● **Collected material**:
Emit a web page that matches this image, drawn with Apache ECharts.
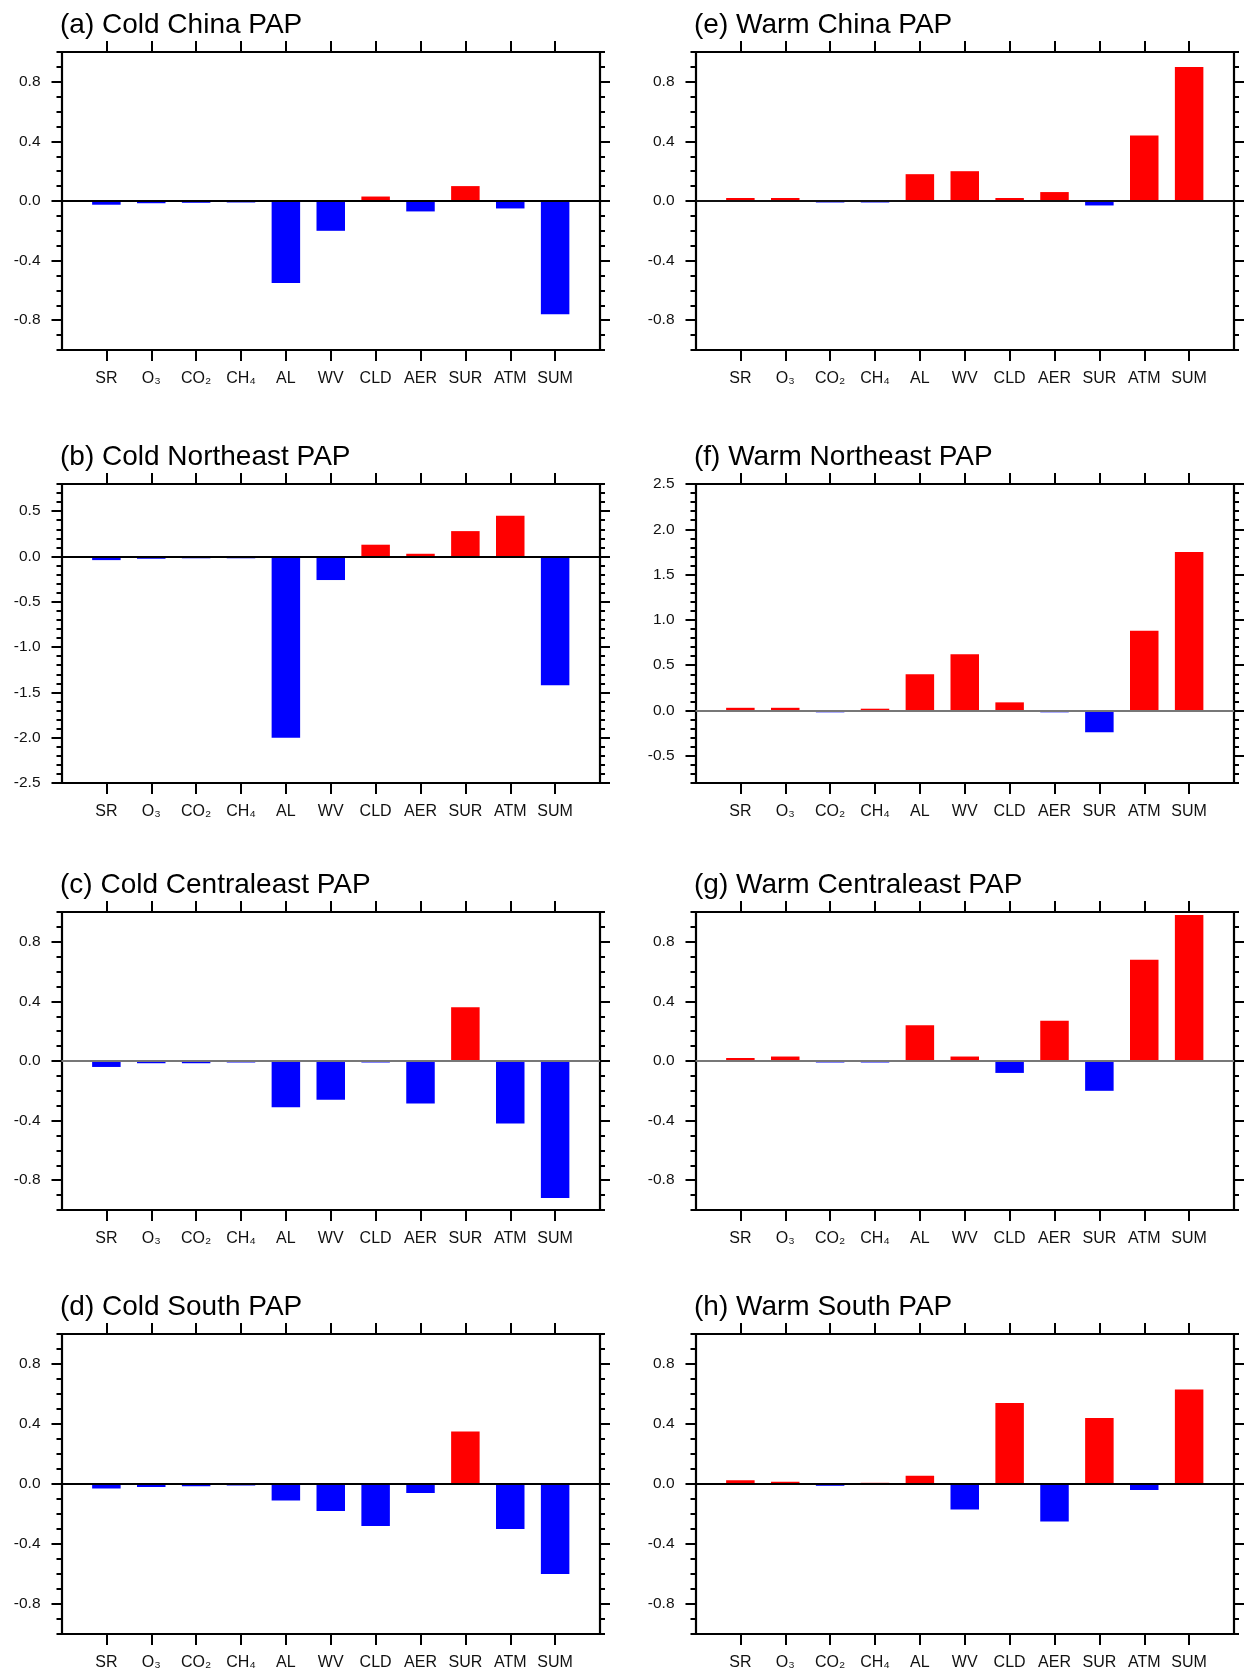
<!DOCTYPE html>
<html><head><meta charset="utf-8">
<script src="https://cdn.jsdelivr.net/npm/echarts@6/dist/echarts.min.js"></script>
<style>html,body{margin:0;padding:0;background:#fff}#c{width:1246px;height:1672px}</style>
</head><body><div id="c"></div>
<script>
// ---- data ----
const categories = ['SR','O₃','CO₂','CH₄','AL','WV','CLD','AER','SUR','ATM','SUM'];
const titles = ['(a) Cold China PAP','(b) Cold Northeast PAP','(c) Cold Centraleast PAP','(d) Cold South PAP',
                '(e) Warm China PAP','(f) Warm Northeast PAP','(g) Warm Centraleast PAP','(h) Warm South PAP'];
const coldChina       = [-0.025,-0.015,-0.012,-0.01,-0.55,-0.2,0.03,-0.07,0.1,-0.05,-0.76];
const coldNortheast   = [-0.04,-0.025,-0.02,-0.02,-2.0,-0.26,0.13,0.03,0.28,0.45,-1.42];
const coldCentraleast = [-0.04,-0.015,-0.015,-0.01,-0.31,-0.26,-0.01,-0.285,0.36,-0.42,-0.92];
const coldSouth       = [-0.03,-0.02,-0.015,-0.01,-0.11,-0.18,-0.28,-0.06,0.35,-0.3,-0.6];
const warmChina       = [0.02,0.02,-0.01,-0.01,0.18,0.2,0.02,0.06,-0.03,0.44,0.9];
const warmNortheast   = [0.03,0.03,-0.02,0.02,0.4,0.62,0.09,-0.02,-0.24,0.88,1.75];
const warmCentraleast = [0.02,0.03,-0.01,-0.01,0.24,0.03,-0.08,0.27,-0.2,0.68,0.98];
const warmSouth       = [0.025,0.015,-0.012,0.008,0.055,-0.17,0.54,-0.25,0.44,-0.04,0.63];
const ticksStd = [-0.8,-0.4,0.0,0.4,0.8];
const ticksColdNE = [-2.5,-2.0,-1.5,-1.0,-0.5,0.0,0.5];
const ticksWarmNE = [-0.5,0.0,0.5,1.0,1.5,2.0,2.5];
const rangeStd = [-1,1];
const rangeColdNE = [-2.5,0.8];
const rangeWarmNE = [-0.8,2.5];

const panels = [
  {title:titles[0], values:coldChina, ticks:ticksStd, range:rangeStd},
  {title:titles[1], values:coldNortheast, ticks:ticksColdNE, range:rangeColdNE},
  {title:titles[2], values:coldCentraleast, ticks:ticksStd, range:rangeStd},
  {title:titles[3], values:coldSouth, ticks:ticksStd, range:rangeStd},
  {title:titles[4], values:warmChina, ticks:ticksStd, range:rangeStd},
  {title:titles[5], values:warmNortheast, ticks:ticksWarmNE, range:rangeWarmNE},
  {title:titles[6], values:warmCentraleast, ticks:ticksStd, range:rangeStd},
  {title:titles[7], values:warmSouth, ticks:ticksStd, range:rangeStd}
];
// ---- layout / style ----
const FONT = '"Liberation Sans", Arial, Helvetica, sans-serif';
const colLeft = [61.5, 695.5];
const rowTop = [52, 484, 912, 1334];
const rowH = [298, 299, 298, 300];
const W = 538.5;
const zeroColors = ['#000','#000','#777','#000','#111','#777','#777','#000'];

const chart = echarts.init(document.getElementById('c'), null, {renderer:'canvas'});
const option = {animation:false, backgroundColor:'#fff', title:[], grid:[], xAxis:[], yAxis:[], series:[]};
const catPos = categories.map((c,k)=>k+1);

panels.forEach((p,i)=>{
  const col = Math.floor(i/4), row = i%4;
  const left = colLeft[col], top = rowTop[row], h = rowH[row];
  const g = i*2;
  option.title.push({text:p.title, left:left-1.5, top:top-41, padding:0,
    textStyle:{fontFamily:FONT, fontSize:28, fontWeight:'normal', color:'#000'}});
  option.grid.push({left:left, top:top, width:W, height:h, containLabel:false});
  option.grid.push({left:left, top:top, width:W, height:h, containLabel:false});
  const xBase = {type:'value', min:0, max:categories.length+1, gridIndex:g,
    splitLine:{show:false},
    axisLine:{show:true, onZero:false, lineStyle:{color:'#000', width:2.2}},
    axisTick:{show:true, customValues:catPos, length:11, lineStyle:{color:'#000', width:2}}};
  option.xAxis.push(Object.assign({}, xBase, {position:'bottom',
    axisLabel:{show:true, customValues:catPos, formatter:(v)=>categories[Math.round(v)-1]||'',
      margin:21, fontSize:16, color:'#111', fontFamily:FONT}}));
  option.xAxis.push(Object.assign({}, xBase, {position:'top', axisLabel:{show:false}}));
  option.xAxis.push({type:'value', gridIndex:g+1, min:0, max:categories.length+1, show:false});

  const minor = [];
  for (let v = Math.round(p.range[0]*10); v <= Math.round(p.range[1]*10); v++) minor.push(v/10);
  const yMajor = {type:'value', gridIndex:g, min:p.range[0], max:p.range[1],
    splitLine:{show:false},
    axisLine:{show:true, onZero:false, lineStyle:{color:'#000', width:2.2}},
    axisTick:{show:true, customValues:p.ticks, length:10, lineStyle:{color:'#000', width:2}}};
  option.yAxis.push(Object.assign({}, yMajor, {position:'left',
    axisLabel:{show:true, customValues:p.ticks, formatter:(v)=>v.toFixed(1), margin:21,
      fontSize:15.5, color:'#111', fontFamily:FONT}}));
  option.yAxis.push(Object.assign({}, yMajor, {position:'right', axisLabel:{show:false}}));
  const yMinor = {type:'value', gridIndex:g+1, min:p.range[0], max:p.range[1],
    splitLine:{show:false}, axisLine:{show:false, onZero:false}, axisLabel:{show:false},
    axisTick:{show:true, customValues:minor, length:5, lineStyle:{color:'#000', width:2}}};
  option.yAxis.push(Object.assign({}, yMinor, {position:'left'}));
  option.yAxis.push(Object.assign({}, yMinor, {position:'right'}));

  option.series.push({type:'bar', xAxisIndex:i*3, yAxisIndex:i*4, barWidth:28.5,
    data:p.values.map((v,k)=>[k+1, v]),
    itemStyle:{color:(prm)=> prm.value[1] >= 0 ? '#ff0000' : '#0000ff'},
    markLine:{silent:true, symbol:['none','none'], label:{show:false},
      lineStyle:{color:zeroColors[i], width:1.8, type:'solid'}, data:[{yAxis:0}]}
  });
});
chart.setOption(option);
</script></body></html>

● **Given problem**:
All the lines above are to be reproduced exactly, except the pictures.

● **Solved problem**:
Emit a web page that matches this image, drawn with Apache ECharts.
<!DOCTYPE html>
<html><head><meta charset="utf-8">
<script src="https://cdn.jsdelivr.net/npm/echarts@6/dist/echarts.min.js"></script>
<style>html,body{margin:0;padding:0;background:#fff}#c{width:1246px;height:1672px}</style>
</head><body><div id="c"></div>
<script>
// ---- data ----
const categories = ['SR','O₃','CO₂','CH₄','AL','WV','CLD','AER','SUR','ATM','SUM'];
const titles = ['(a) Cold China PAP','(b) Cold Northeast PAP','(c) Cold Centraleast PAP','(d) Cold South PAP',
                '(e) Warm China PAP','(f) Warm Northeast PAP','(g) Warm Centraleast PAP','(h) Warm South PAP'];
const coldChina       = [-0.025,-0.015,-0.012,-0.01,-0.55,-0.2,0.03,-0.07,0.1,-0.05,-0.76];
const coldNortheast   = [-0.04,-0.025,-0.02,-0.02,-2.0,-0.26,0.13,0.03,0.28,0.45,-1.42];
const coldCentraleast = [-0.04,-0.015,-0.015,-0.01,-0.31,-0.26,-0.01,-0.285,0.36,-0.42,-0.92];
const coldSouth       = [-0.03,-0.02,-0.015,-0.01,-0.11,-0.18,-0.28,-0.06,0.35,-0.3,-0.6];
const warmChina       = [0.02,0.02,-0.01,-0.01,0.18,0.2,0.02,0.06,-0.03,0.44,0.9];
const warmNortheast   = [0.03,0.03,-0.02,0.02,0.4,0.62,0.09,-0.02,-0.24,0.88,1.75];
const warmCentraleast = [0.02,0.03,-0.01,-0.01,0.24,0.03,-0.08,0.27,-0.2,0.68,0.98];
const warmSouth       = [0.025,0.015,-0.012,0.008,0.055,-0.17,0.54,-0.25,0.44,-0.04,0.63];
const ticksStd = [-0.8,-0.4,0.0,0.4,0.8];
const ticksColdNE = [-2.5,-2.0,-1.5,-1.0,-0.5,0.0,0.5];
const ticksWarmNE = [-0.5,0.0,0.5,1.0,1.5,2.0,2.5];
const rangeStd = [-1,1];
const rangeColdNE = [-2.5,0.8];
const rangeWarmNE = [-0.8,2.5];

const panels = [
  {title:titles[0], values:coldChina, ticks:ticksStd, range:rangeStd},
  {title:titles[1], values:coldNortheast, ticks:ticksColdNE, range:rangeColdNE},
  {title:titles[2], values:coldCentraleast, ticks:ticksStd, range:rangeStd},
  {title:titles[3], values:coldSouth, ticks:ticksStd, range:rangeStd},
  {title:titles[4], values:warmChina, ticks:ticksStd, range:rangeStd},
  {title:titles[5], values:warmNortheast, ticks:ticksWarmNE, range:rangeWarmNE},
  {title:titles[6], values:warmCentraleast, ticks:ticksStd, range:rangeStd},
  {title:titles[7], values:warmSouth, ticks:ticksStd, range:rangeStd}
];
// ---- layout / style ----
const FONT = '"Liberation Sans", Arial, Helvetica, sans-serif';
const colLeft = [61.5, 695.5];
const rowTop = [52, 484, 912, 1334];
const rowH = [298, 299, 298, 300];
const W = 538.5;
const zeroColors = ['#000','#000','#777','#000','#111','#777','#777','#000'];

const chart = echarts.init(document.getElementById('c'), null, {renderer:'canvas'});
const option = {animation:false, backgroundColor:'#fff', title:[], grid:[], xAxis:[], yAxis:[], series:[]};
const catPos = categories.map((c,k)=>k+1);

panels.forEach((p,i)=>{
  const col = Math.floor(i/4), row = i%4;
  const left = colLeft[col], top = rowTop[row], h = rowH[row];
  const g = i*2;
  option.title.push({text:p.title, left:left-1.5, top:top-41, padding:0,
    textStyle:{fontFamily:FONT, fontSize:28, fontWeight:'normal', color:'#000'}});
  option.grid.push({left:left, top:top, width:W, height:h, containLabel:false});
  option.grid.push({left:left, top:top, width:W, height:h, containLabel:false});
  const xBase = {type:'value', min:0, max:categories.length+1, gridIndex:g,
    splitLine:{show:false},
    axisLine:{show:true, onZero:false, lineStyle:{color:'#000', width:2.2}},
    axisTick:{show:true, customValues:catPos, length:11, lineStyle:{color:'#000', width:2}}};
  option.xAxis.push(Object.assign({}, xBase, {position:'bottom',
    axisLabel:{show:true, customValues:catPos, formatter:(v)=>categories[Math.round(v)-1]||'',
      margin:21, fontSize:16, color:'#111', fontFamily:FONT}}));
  option.xAxis.push(Object.assign({}, xBase, {position:'top', axisLabel:{show:false}}));
  option.xAxis.push({type:'value', gridIndex:g+1, min:0, max:categories.length+1, show:false});

  const minor = [];
  for (let v = Math.round(p.range[0]*10); v <= Math.round(p.range[1]*10); v++) minor.push(v/10);
  const yMajor = {type:'value', gridIndex:g, min:p.range[0], max:p.range[1],
    splitLine:{show:false},
    axisLine:{show:true, onZero:false, lineStyle:{color:'#000', width:2.2}},
    axisTick:{show:true, customValues:p.ticks, length:10, lineStyle:{color:'#000', width:2}}};
  option.yAxis.push(Object.assign({}, yMajor, {position:'left',
    axisLabel:{show:true, customValues:p.ticks, formatter:(v)=>v.toFixed(1), margin:21,
      fontSize:15.5, color:'#111', fontFamily:FONT}}));
  option.yAxis.push(Object.assign({}, yMajor, {position:'right', axisLabel:{show:false}}));
  const yMinor = {type:'value', gridIndex:g+1, min:p.range[0], max:p.range[1],
    splitLine:{show:false}, axisLine:{show:false, onZero:false}, axisLabel:{show:false},
    axisTick:{show:true, customValues:minor, length:5, lineStyle:{color:'#000', width:2}}};
  option.yAxis.push(Object.assign({}, yMinor, {position:'left'}));
  option.yAxis.push(Object.assign({}, yMinor, {position:'right'}));

  option.series.push({type:'bar', xAxisIndex:i*3, yAxisIndex:i*4, barWidth:28.5,
    data:p.values.map((v,k)=>[k+1, v]),
    itemStyle:{color:(prm)=> prm.value[1] >= 0 ? '#ff0000' : '#0000ff'},
    markLine:{silent:true, symbol:['none','none'], label:{show:false},
      lineStyle:{color:zeroColors[i], width:1.8, type:'solid'}, data:[{yAxis:0}]}
  });
});
chart.setOption(option);
</script></body></html>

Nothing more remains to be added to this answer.